The human element, save for the glorious opening prologue, some wonderful bits between Cranston and Taylor-Johnson before they return to the power plant and a bittersweet, eerily touching shipboard monologue from Watanabe, isn’t particularly strong. Juliette Binoche pops up briefly, adding a nice touch of gravitas to a pivotal early moment but is otherwise wasted. David Strathairn gets to do the stoic soldier thing as the Navy commander tasked with trying to find a solution to the monster mash currently threatening San Francisco, and while he’s fine in the role it’s not like he’s doing anything noteworthy. As for Olsen, the Martha Marcy May Marlene scene-stealer is wasted in a rather thankless part, and other than a deftly underplayed sequence where the young mother must make a heartrending decision regarding Sam it isn’t like she’s got a whole lot to do.
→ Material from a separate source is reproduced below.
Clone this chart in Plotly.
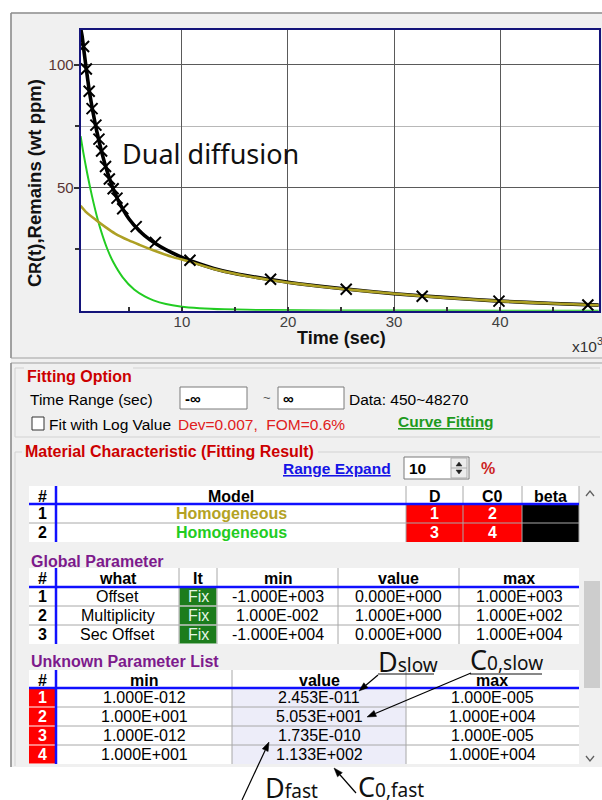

Be that as it may, Edwards unleashes scene after scene of surprising visual and dramatic eloquence, building tension with ease allowing the talent hinted at inside his similarly-conceived debut Monsters to fully blossom here. Mixing in Alexandre Desplat’s (Zero Dark Thirty) rousing score, not to mention utilizing György Ligeti better than anyone has this side of Stanley Kubrick, the director has an uncanny ability to get the pulse racing. He allows cinematographer Seamus McGarvey (Anna Karenina) to fill every corner of the frame yet still finds a way to leave clutter to a minimum, all that happens having an organic, almost delicate quality that belies the carnage and destruction taking place. Make no mistake, Godzilla roars to life with spectacular fury, this latest incarnation proving without a shadow of a doubt who the indisputable King of Monsters continues to be.